Thousands of drones lit up the Big Apple sky in a breathtaking installation Saturday night — marking the first orchestrated drone flights to dance above Central Park.
The show, organized by Dutch studio DRIFT, soared above the park’s lake in an exploration of the “relationship between humans, nature and technology.”
Thousands of spectators stood in silence and anticipation as the horde of unmanned aircraft soared for the first time in the park’s history.
“It was definitely interesting,” said Debra Soul, 65, from Flatbush.
Paola Torres, a 35-year-old art director, applauded the artistic nature of the show, noting it was “flowy.”

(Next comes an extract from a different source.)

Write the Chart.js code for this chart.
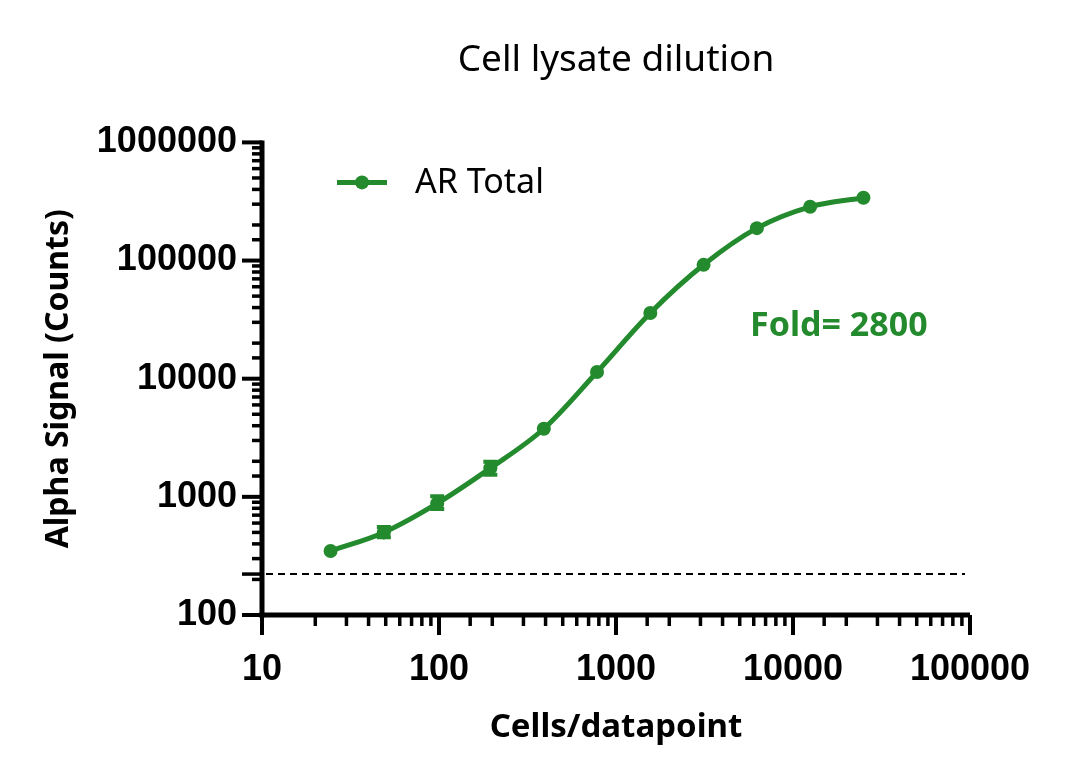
<!DOCTYPE html>
<html><head><meta charset="utf-8">
<script src="https://cdn.jsdelivr.net/npm/chart.js@4"></script>
<style>html,body{margin:0;padding:0;background:#fff}#wrap{width:1080px;height:783px;position:relative}</style>
</head><body><div id="wrap"><canvas id="c"></canvas></div>
<script>
const chartTitle = 'Cell lysate dilution';
const seriesLabel = 'AR Total';
const xAxisTitle = 'Cells/datapoint';
const yAxisTitle = 'Alpha Signal (Counts)';
const cellsPerPoint = [24.4, 48.8, 97.7, 195, 391, 781, 1563, 3125, 6250, 12500, 25000];
const alphaSignal   = [348, 500, 880, 1750, 3770, 11400, 36000, 92000, 188000, 285000, 340000];
const errLow        = [null, 455, 790, 1540, null, null, null, null, null, null, null];
const errHigh       = [null, 555, 1010, 1980, null, null, null, null, null, null, null];
const baselineSignal = 222;
const foldText = 'Fold= 2800';
const xTickLabels = ['10', '100', '1000', '10000', '100000'];
const yTickLabels = ['100', '1000', '10000', '100000', '1000000'];

const GREEN = '#238B2D';
const isMajor = v => Math.abs(Math.log10(v) - Math.round(Math.log10(v))) < 1e-9;

const decorPlugin = {
  id: 'decor',
  afterDatasetsDraw(chart) {
    const ctx = chart.ctx, xs = chart.scales.x, ys = chart.scales.y;
    ctx.save();
    ctx.strokeStyle = GREEN;
    for (let i = 0; i < cellsPerPoint.length; i++) {
      if (errLow[i] == null) continue;
      const x = xs.getPixelForValue(cellsPerPoint[i]);
      const yl = ys.getPixelForValue(errLow[i]);
      const yh = ys.getPixelForValue(errHigh[i]);
      ctx.lineWidth = 3;
      ctx.beginPath(); ctx.moveTo(x, yl); ctx.lineTo(x, yh); ctx.stroke();
      ctx.lineWidth = 4;
      ctx.beginPath(); ctx.moveTo(x - 7, yl); ctx.lineTo(x + 7, yl);
      ctx.moveTo(x - 7, yh); ctx.lineTo(x + 7, yh); ctx.stroke();
    }
    ctx.restore();
  },
  afterDraw(chart) {
    const ctx = chart.ctx, xs = chart.scales.x, ys = chart.scales.y;
    const {left, right, top, bottom} = chart.chartArea;
    ctx.save();
    ctx.strokeStyle = '#000';
    ctx.lineCap = 'butt';
    const yb = ys.getPixelForValue(baselineSignal);
    ctx.lineWidth = 2;
    ctx.setLineDash([7, 5]);
    ctx.beginPath(); ctx.moveTo(left + 4, yb); ctx.lineTo(right - 5, yb); ctx.stroke();
    ctx.setLineDash([]);
    ctx.lineWidth = 3.5;
    ctx.beginPath(); ctx.moveTo(left - 20, yb); ctx.lineTo(left, yb); ctx.stroke();
    ctx.lineWidth = 5;
    ctx.beginPath(); ctx.moveTo(left, top - 2); ctx.lineTo(left, bottom + 2.5); ctx.stroke();
    ctx.beginPath(); ctx.moveTo(left - 2.5, bottom); ctx.lineTo(right, bottom); ctx.stroke();
    ys.ticks.forEach(t => {
      const p = ys.getPixelForValue(t.value);
      const mj = isMajor(t.value);
      ctx.lineWidth = mj ? 4 : 3.5;
      ctx.beginPath(); ctx.moveTo(left - (mj ? 20 : 10), p); ctx.lineTo(left, p); ctx.stroke();
    });
    xs.ticks.forEach(t => {
      const p = xs.getPixelForValue(t.value);
      const mj = isMajor(t.value);
      ctx.lineWidth = mj ? 4 : 3.5;
      ctx.beginPath(); ctx.moveTo(p, bottom); ctx.lineTo(p, bottom + (mj ? 20 : 11)); ctx.stroke();
    });
    const lx = left + 75, ly = top + 40;
    ctx.strokeStyle = GREEN; ctx.fillStyle = GREEN; ctx.lineWidth = 5;
    ctx.beginPath(); ctx.moveTo(lx, ly); ctx.lineTo(lx + 50, ly); ctx.stroke();
    ctx.beginPath(); ctx.arc(lx + 25, ly, 7, 0, Math.PI * 2); ctx.fill();
    ctx.fillStyle = '#000';
    ctx.font = '34px "Noto Sans"';
    ctx.textBaseline = 'middle'; ctx.textAlign = 'left';
    ctx.fillText(seriesLabel, lx + 78, ly + 1);
    ctx.fillStyle = GREEN;
    ctx.font = 'bold 34px "Noto Sans"';
    ctx.fillText(foldText, left + 488, top + 184);
    ctx.restore();
  }
};

new Chart(document.getElementById('c'), {
  type: 'line',
  data: {
    datasets: [{
      label: seriesLabel,
      data: cellsPerPoint.map((x, i) => ({x, y: alphaSignal[i]})),
      borderColor: GREEN,
      backgroundColor: GREEN,
      borderWidth: 5,
      pointRadius: 7,
      pointHoverRadius: 7,
      pointBorderWidth: 0,
      cubicInterpolationMode: 'monotone',
      fill: false
    }]
  },
  options: {
    responsive: true,
    maintainAspectRatio: false,
    animation: false,
    layout: {padding: {left: 0, right: 110, top: 0, bottom: 0}},
    plugins: {
      legend: {display: false},
      tooltip: {enabled: false},
      title: {
        display: true, text: chartTitle, color: '#000', fullSize: false,
        font: {family: 'Noto Sans', size: 37, weight: 'normal'},
        padding: {top: 38, bottom: 60}
      }
    },
    scales: {
      x: {
        type: 'logarithmic', min: 10, max: 100000,
        grid: {display: true, drawOnChartArea: false, drawTicks: false, color: 'transparent'},
        border: {display: false},
        ticks: {
          autoSkip: false, maxRotation: 0, padding: 33, color: '#000',
          font: {family: 'Liberation Sans', size: 36, weight: 'bold'},
          callback: v => xTickLabels.includes(String(v)) ? String(v) : ''
        },
        title: {display: true, text: xAxisTitle, color: '#000',
          font: {family: 'Noto Sans', size: 33, weight: 'bold'}, padding: {top: 0, bottom: 36}},
        afterFit: s => { s.height = 168; }
      },
      y: {
        type: 'logarithmic', min: 100, max: 1000000,
        grid: {display: true, drawOnChartArea: false, drawTicks: false, color: 'transparent'},
        border: {display: false},
        ticks: {
          autoSkip: false, padding: 25, color: '#000',
          font: {family: 'Liberation Sans', size: 36, weight: 'bold'},
          callback: v => yTickLabels.includes(String(v)) ? String(v) : ''
        },
        title: {display: true, text: yAxisTitle, color: '#000',
          font: {family: 'Noto Sans', size: 32, weight: 'bold'}, padding: {top: 40, bottom: 0}},
        afterFit: s => { s.width = 262; }
      }
    }
  },
  plugins: [decorPlugin]
});
</script>
</body></html>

Liam Rexius, 22, of the Upper East Side, attended the show with his fiancée and noted that the drones didn’t appear to take a specific shape, but glided around one another.
“It was our first drone show so it was cool regardless,” he said.
Of all the people The Post talked to, they all shared the same complaint: that the show didn’t last longer.
The illuminating night — titled Franchise Freedom — was billed as an open-air “kinetic aerial sculpture” that utilized 1,000 drones to mimic a flock of starlings.
The colorful drones ebbed above the lake in three separate, 10-minute showings in what organizers said was the culmination of five years of coordination and planning.
The performance also marked the largest public artwork project in Central Park since Bulgarian artist Christo Yavacheff and French artist Jeanne-Claude installed 7,503 vinyl “gates” along 23 miles of the park’s pathways.
The Foundation to Combat Antisemitism, founded by New England Patriots owner Robert Kraft, had planned a drone show of its own in Central Park Saturday night, but it was postponed. It would have illuminated the common “blue square” emoji along with the words “Stand Up to All Hate,” it said in a statement.
The organization adopted the emoji as its “universal symbol for the fight against all forms of hate.”